Can I even count how many times I’ve offered Jesus a version of this last excuse? “Sure, Lord, I’ll follow you! I’ll give you everything I’ve got, I promise. But, um, not right now. Later. After I…”
After I what? After I finish these last few super important projects. After I find a spouse. And lose twenty pounds. And get over my dysfunctional past. And finish raising my kids. And spend a few more years cozying up to my boss. And get a raise. And buy a house. And pay off my grad school loans. And retire. And turn forty, fifty, sixty, seventy, eighty….
The list is endless, and that’s precisely Jesus’s point. If our to-do list ends with Jesus instead of beginning with Jesus, we’ll never get to Jesus at all. If we keep glancing over our shoulders in nostalgia instead of fixing our eyes on what lies ahead, we’ll never step onto the road that leads to Jerusalem. Spiritual fitness requires a sense of urgency and passion. A sense of the sacred, irreplaceable value of right now.

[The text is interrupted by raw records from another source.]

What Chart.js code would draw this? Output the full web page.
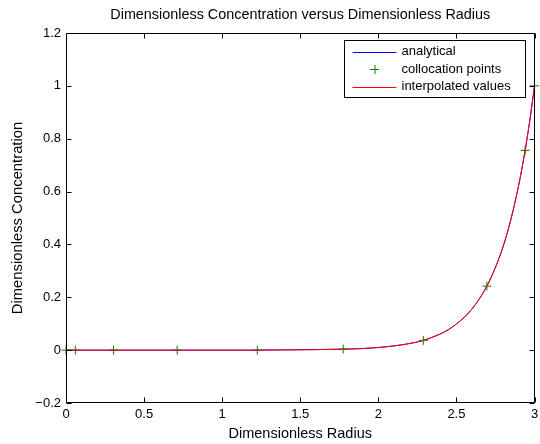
<!DOCTYPE html>
<html lang="en">

<head>
    <meta charset="UTF-8">
    <script src="https://cdn.jsdelivr.net/npm/chart.js"></script>
    <title>Dimensionless Concentration</title>
    <style>
        body { margin: 0; background: white; }
        #box { width: 540px; height: 444px; }
    </style>
</head>

<body>
    <div id="box">
        <canvas id="myChart" width="540" height="444"></canvas>
    </div>
</body>

</html>
<script>

    // valores
    const raio = [0, 0.25, 0.5, 0.75, 1.0, 1.2, 1.4, 1.6, 1.8, 1.9, 2.0, 2.1, 2.2, 2.25, 2.3, 2.35, 2.4, 2.45,
        2.5, 2.55, 2.6, 2.65, 2.7, 2.75, 2.8, 2.85, 2.9, 2.925, 2.95, 2.975, 3.0];
    const analitico = [0, 0, 0, 0, 0, 0, 0.001, 0.002, 0.004, 0.006, 0.010, 0.016, 0.025, 0.031, 0.039, 0.050, 0.062, 0.078,
        0.099, 0.124, 0.156, 0.197, 0.248, 0.313, 0.394, 0.497, 0.628, 0.705, 0.792, 0.890, 1.0];
    const interpolado = [0, 0, 0, 0, 0, 0, 0.001, 0.002, 0.004, 0.006, 0.010, 0.016, 0.025, 0.031, 0.039, 0.050, 0.062, 0.078,
        0.099, 0.124, 0.156, 0.197, 0.248, 0.313, 0.394, 0.497, 0.628, 0.705, 0.792, 0.890, 1.0];

    const colocacaoX = [0, 0.06, 0.305, 0.712, 1.225, 1.775, 2.288, 2.695, 2.94, 3.0];
    const colocacaoY = [0, 0, 0, 0, 0, 0.004, 0.037, 0.242, 0.756, 1.0];

    const ticksX = [0, 0.5, 1, 1.5, 2, 2.5, 3];
    const ticksY = [-0.2, 0, 0.2, 0.4, 0.6, 0.8, 1, 1.2];

    const fonte = 'Liberation Sans, Arial, Helvetica, sans-serif';

    function pontos(xs, ys) {
        return xs.map(function (x, i) { return { x: x, y: ys[i] }; });
    }

    function formatar(v) {
        return String(+v.toFixed(1)).replace('-', '\u2212');
    }

    // ticks para dentro nos quatro lados + caixa + legenda
    const molduraPlugin = {
        id: 'moldura',
        afterDraw(chart) {
            const ctx = chart.ctx;
            const a = chart.chartArea;
            const sx = chart.scales.x;
            const sy = chart.scales.y;
            const L = Math.round(a.left) + 0.5, R = Math.round(a.right) - 0.5;
            const T = Math.round(a.top) + 0.5, B = Math.round(a.bottom) - 0.5;
            ctx.save();
            ctx.strokeStyle = 'black';
            ctx.lineWidth = 1;
            ctx.beginPath();
            ctx.rect(L, T, R - L, B - T);
            ticksX.forEach(function (v) {
                const px = Math.round(sx.getPixelForValue(v)) + 0.5;
                ctx.moveTo(px, B); ctx.lineTo(px, B - 5);
                ctx.moveTo(px, T); ctx.lineTo(px, T + 5);
            });
            ticksY.forEach(function (v) {
                const py = Math.round(sy.getPixelForValue(v)) + 0.5;
                ctx.moveTo(L, py); ctx.lineTo(L + 5, py);
                ctx.moveTo(R, py); ctx.lineTo(R - 5, py);
            });
            ctx.stroke();

            // legenda
            const lw = 181, lh = 57;
            const lx = Math.round(a.right) - 10 - lw + 0.5;
            const ly = Math.round(a.top) + 7 + 0.5;
            ctx.fillStyle = 'white';
            ctx.fillRect(lx, ly, lw, lh);
            ctx.strokeRect(lx, ly, lw, lh);

            const itens = chart.data.datasets.slice().sort(function (d1, d2) { return d1.legenda - d2.legenda; });
            ctx.font = '13px ' + fonte;
            ctx.textBaseline = 'middle';
            ctx.textAlign = 'left';
            itens.forEach(function (ds, i) {
                const y = ly + 11 + i * 17.5;
                if (ds.showLine === false) {
                    const cx = lx + 30;
                    ctx.strokeStyle = ds.borderColor;
                    ctx.beginPath();
                    ctx.moveTo(cx - 4.5, Math.round(y) + 0.5); ctx.lineTo(cx + 4.5, Math.round(y) + 0.5);
                    ctx.moveTo(cx + 0.5, Math.round(y) - 4); ctx.lineTo(cx + 0.5, Math.round(y) + 5);
                    ctx.stroke();
                } else {
                    ctx.strokeStyle = ds.borderColor;
                    ctx.beginPath();
                    ctx.moveTo(lx + 8, Math.round(y) + 0.5);
                    ctx.lineTo(lx + 52, Math.round(y) + 0.5);
                    ctx.stroke();
                }
                ctx.fillStyle = 'black';
                ctx.fillText(ds.label, lx + 57, y);
            });
            ctx.restore();
        }
    };

    const config = {
        type: 'line',
        data: {
            datasets: [
                {
                    label: 'interpolated values',
                    legenda: 2,
                    order: 0,
                    data: pontos(raio, interpolado),
                    borderColor: '#ff0000',
                    borderWidth: 1,
                    pointRadius: 0,
                    fill: false,
                    cubicInterpolationMode: 'monotone'
                },
                {
                    label: 'collocation points',
                    legenda: 1,
                    order: 1,
                    data: pontos(colocacaoX, colocacaoY),
                    showLine: false,
                    clip: false,
                    borderColor: '#008000',
                    backgroundColor: '#008000',
                    pointStyle: 'cross',
                    pointRadius: 4.5,
                    pointBorderWidth: 1
                },
                {
                    label: 'analytical',
                    legenda: 0,
                    order: 2,
                    data: pontos(raio, analitico),
                    borderColor: '#0000ff',
                    borderWidth: 1,
                    pointRadius: 0,
                    fill: false,
                    cubicInterpolationMode: 'monotone'
                }
            ]
        },
        options: {
            responsive: false,
            animation: false,
            events: [],
            layout: { padding: { right: 4, left: 0, bottom: 0, top: 0 } },
            plugins: {
                legend: { display: false },
                tooltip: { enabled: false }
            },
            scales: {
                x: {
                    type: 'linear',
                    min: 0,
                    max: 3,
                    afterBuildTicks: function (s) { s.ticks = ticksX.map(function (v) { return { value: v }; }); },
                    afterFit: function (s) { s.height = 41; s.paddingLeft = 0; s.paddingRight = 0; },
                    grid: { display: false, drawTicks: false },
                    border: { display: false },
                    ticks: {
                        color: 'black',
                        padding: 4,
                        maxRotation: 0,
                        autoSkip: false,
                        font: { size: 13, family: fonte },
                        callback: function (v) { return formatar(v); }
                    },
                    title: {
                        display: true,
                        text: 'Dimensionless Radius',
                        color: 'black',
                        font: { size: 14.5, family: fonte },
                        padding: { top: 0, bottom: 1 }
                    }
                },
                // eixo de cima so para o titulo, centrado sobre a area do grafico
                topo: {
                    type: 'linear',
                    position: 'top',
                    min: 0,
                    max: 3,
                    afterFit: function (s) { s.height = 33; s.paddingLeft = 0; s.paddingRight = 0; },
                    grid: { display: false, drawTicks: false },
                    border: { display: false },
                    ticks: { display: false },
                    title: {
                        display: true,
                        text: 'Dimensionless Concentration versus Dimensionless Radius',
                        color: 'black',
                        font: { size: 14.4, family: fonte, lineHeight: 1.2 },
                        padding: { top: 6, bottom: 0 }
                    }
                },
                y: {
                    type: 'linear',
                    min: -0.2,
                    max: 1.2,
                    afterBuildTicks: function (s) { s.ticks = ticksY.map(function (v) { return { value: v }; }); },
                    afterFit: function (s) { s.width = 66; },
                    grid: { display: false, drawTicks: false },
                    border: { display: false },
                    ticks: {
                        color: 'black',
                        padding: 5,
                        autoSkip: false,
                        font: { size: 13, family: fonte },
                        callback: function (v) { return formatar(v); }
                    },
                    title: {
                        display: true,
                        text: 'Dimensionless Concentration',
                        color: 'black',
                        font: { size: 14.8, family: fonte },
                        padding: { top: 9, bottom: 0 }
                    }
                }
            }
        },
        plugins: [molduraPlugin]
    };

    let myChart = new Chart(document.getElementById('myChart'), config);

</script>
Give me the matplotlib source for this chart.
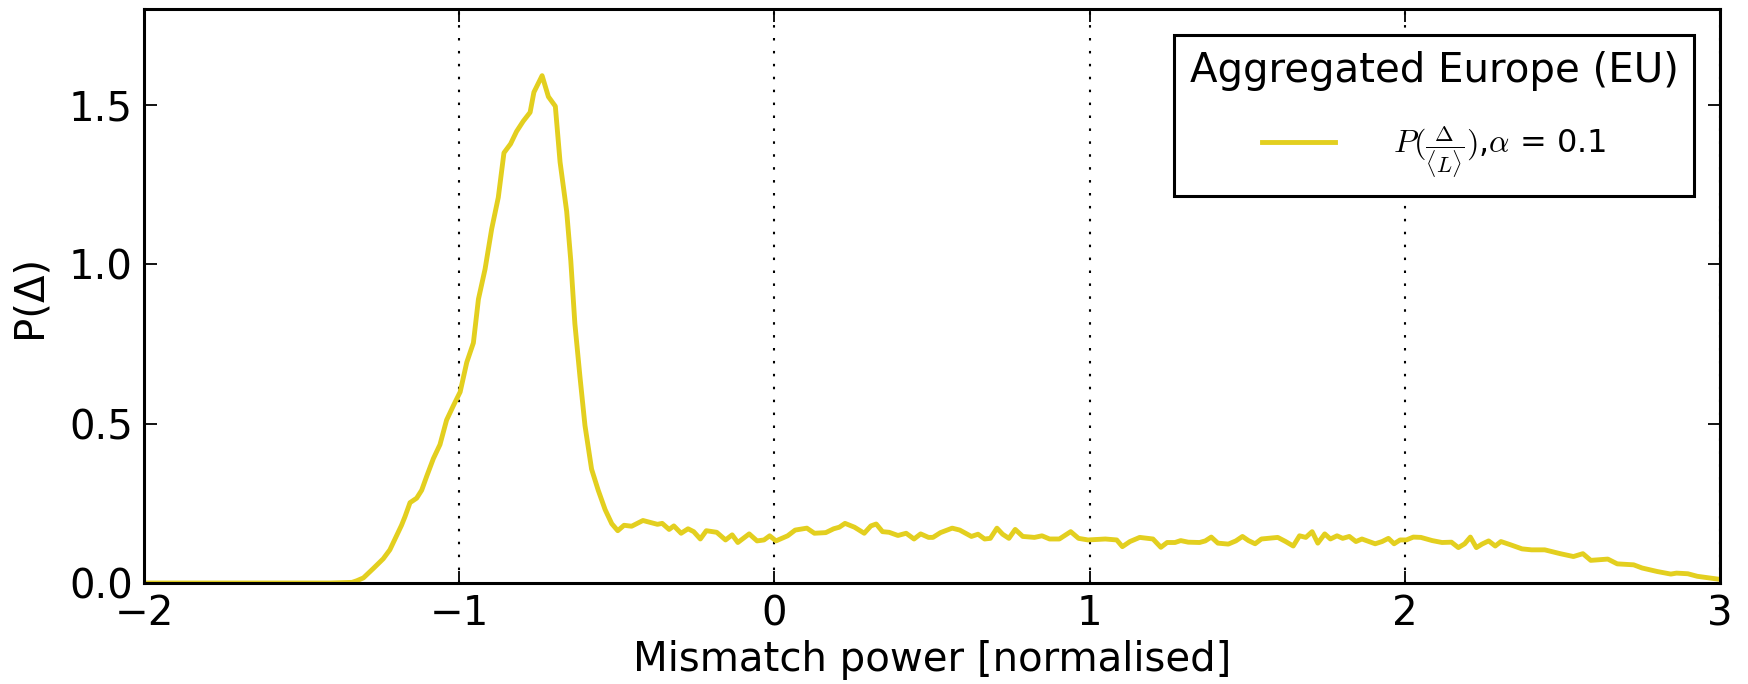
import matplotlib
matplotlib.use("Agg")
import matplotlib.pyplot as plt

# Mismatch distribution for aggregated Europe
mismatch = [
    -2.0, -1.6, -1.41, -1.34, -1.325, -1.304, -1.272, -1.241, -1.22, -1.204,
    -1.183, -1.172, -1.156, -1.135, -1.119, -1.103, -1.082, -1.061, -1.04, -1.019,
    -0.997, -0.976, -0.955, -0.939, -0.918, -0.897, -0.876, -0.858, -0.837, -0.818,
    -0.797, -0.775, -0.763, -0.737, -0.717, -0.695, -0.68, -0.659, -0.646, -0.633,
    -0.617, -0.601, -0.58, -0.559, -0.537, -0.516, -0.497, -0.477, -0.453, -0.417,
    -0.371, -0.356, -0.334, -0.319, -0.296, -0.274, -0.256, -0.235, -0.216, -0.183,
    -0.155, -0.134, -0.116, -0.08, -0.055, -0.033, -0.015, 0.005, 0.042, 0.066,
    0.103, 0.127, 0.163, 0.188, 0.206, 0.224, 0.254, 0.285, 0.306, 0.323,
    0.343, 0.364, 0.392, 0.418, 0.443, 0.464, 0.489, 0.503, 0.527, 0.564,
    0.588, 0.625, 0.646, 0.667, 0.685, 0.706, 0.724, 0.744, 0.764, 0.788,
    0.825, 0.849, 0.873, 0.904, 0.94, 0.965, 0.995, 1.05, 1.086, 1.104,
    1.128, 1.159, 1.201, 1.226, 1.246, 1.271, 1.289, 1.313, 1.349, 1.367,
    1.386, 1.407, 1.44, 1.464, 1.485, 1.504, 1.525, 1.545, 1.597, 1.622,
    1.646, 1.666, 1.686, 1.706, 1.724, 1.746, 1.764, 1.785, 1.803, 1.824,
    1.845, 1.864, 1.906, 1.928, 1.948, 1.966, 1.985, 2.005, 2.027, 2.051,
    2.087, 2.118, 2.148, 2.17, 2.19, 2.208, 2.227, 2.245, 2.266, 2.287,
    2.305, 2.335, 2.372, 2.402, 2.444, 2.493, 2.535, 2.565, 2.59, 2.644,
    2.674, 2.726, 2.753, 2.801, 2.844, 2.862, 2.898, 2.928, 2.965, 2.995,
]
density = [
    0.0, 0.0, 0.0, 0.002, 0.007, 0.016, 0.046, 0.076, 0.104, 0.137,
    0.181, 0.208, 0.252, 0.266, 0.291, 0.335, 0.39, 0.434, 0.511, 0.555,
    0.599, 0.692, 0.753, 0.89, 0.984, 1.11, 1.209, 1.349, 1.377, 1.416,
    1.448, 1.476, 1.539, 1.591, 1.525, 1.495, 1.32, 1.165, 1.011, 0.813,
    0.648, 0.494, 0.357, 0.291, 0.23, 0.186, 0.164, 0.181, 0.178, 0.196,
    0.184, 0.187, 0.168, 0.179, 0.156, 0.17, 0.161, 0.138, 0.164, 0.159,
    0.135, 0.151, 0.127, 0.154, 0.132, 0.135, 0.148, 0.132, 0.148, 0.166,
    0.172, 0.156, 0.158, 0.17, 0.175, 0.187, 0.175, 0.156, 0.179, 0.185,
    0.161, 0.159, 0.149, 0.156, 0.138, 0.154, 0.143, 0.143, 0.158, 0.172,
    0.166, 0.146, 0.153, 0.138, 0.14, 0.172, 0.153, 0.14, 0.168, 0.146,
    0.143, 0.148, 0.138, 0.138, 0.161, 0.14, 0.135, 0.138, 0.135, 0.114,
    0.13, 0.143, 0.138, 0.112, 0.127, 0.127, 0.133, 0.128, 0.127, 0.132,
    0.144, 0.125, 0.122, 0.132, 0.146, 0.133, 0.123, 0.138, 0.143, 0.13,
    0.116, 0.148, 0.143, 0.161, 0.125, 0.154, 0.138, 0.148, 0.14, 0.146,
    0.13, 0.138, 0.123, 0.13, 0.14, 0.123, 0.135, 0.135, 0.144, 0.143,
    0.133, 0.127, 0.128, 0.111, 0.123, 0.144, 0.111, 0.122, 0.132, 0.116,
    0.13, 0.12, 0.107, 0.104, 0.104, 0.092, 0.083, 0.092, 0.071, 0.075,
    0.06, 0.057, 0.047, 0.036, 0.028, 0.031, 0.029, 0.021, 0.016, 0.012,
]

x_ticks = [-2, -1, 0, 1, 2, 3]
y_ticks = [0.0, 0.5, 1.0, 1.5]

plt.rcParams["font.family"] = ["DejaVu Sans"]
plt.rcParams["mathtext.fontset"] = "cm"

fig = plt.figure(figsize=(17.48, 6.84), dpi=100)
ax = fig.add_axes([144 / 1748, 1 - 583 / 684, (1720 - 144) / 1748, (583 - 9) / 684])

ax.plot(mismatch, density, color="#e3cf1f", lw=3.5,
        label=r"$P(\frac{\Delta}{\langle L\rangle})$,$\alpha$ = 0.1")

ax.set_xlim(-2, 3)
ax.set_ylim(0, 1.8)
ax.set_xticks(x_ticks)
ax.set_yticks(y_ticks)
ax.set_yticklabels([f"{v:.1f}" for v in y_ticks])
ax.xaxis.grid(True, color="black", linestyle=(0, (1.2, 5)), linewidth=1.5)

ax.tick_params(direction="in", length=9, width=1.3, labelsize=29,
               top=True, right=True, pad=8)
for s in ax.spines.values():
    s.set_linewidth(2.2)

ax.set_xlabel("Mismatch power [normalised]", fontsize=29, labelpad=4)
ax.set_ylabel("P(Δ)", fontsize=29, labelpad=14)

leg = ax.legend(loc="upper right", title="Aggregated Europe (EU)",
                fontsize=23, title_fontsize=29, fancybox=False,
                edgecolor="black", framealpha=1, borderpad=0.5,
                labelspacing=1.05, handlelength=2.3, handletextpad=1.8,
                borderaxespad=0.8)
leg.get_frame().set_linewidth(2.2)

fig.savefig("out.png", dpi=100, facecolor="white")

So, we cannot wait. We cannot wait until we have enough volunteers. We cannot wait until we get the mortgage paid off or do enough fund-raising. Because there will always be something else that we don’t have yet. We cannot allow our lack to define us. What defines us is the call of Christ to costly servanthood.
Jesus’s face is set like stone for Jerusalem. For sacrifice. For the cross. Yes, he bids us to follow. Of course he does. But he bids us, in Dietrich Bonhoeffer’s words, “to come and die.” This is a hard Gospel reading. It’s confrontational. It’s demanding. Jesus asks us to surrender absolutely everything, and he does so without apology. Because these are the terms we were created for, and Jesus knows it. He knows how something unrelenting in us aches for a life with purpose, a life with meaning, a life we can pour out in love until we are spent and reborn. This is the life of the Holy Spirit within us. Jesus is hard on us because he knows that our hearts cry out for transformation. For renewal. For resurrection. Nothing else we buy will suffice. Nothing else the world sells can compare. So, Jesus bids us to come and die. So that we can really live.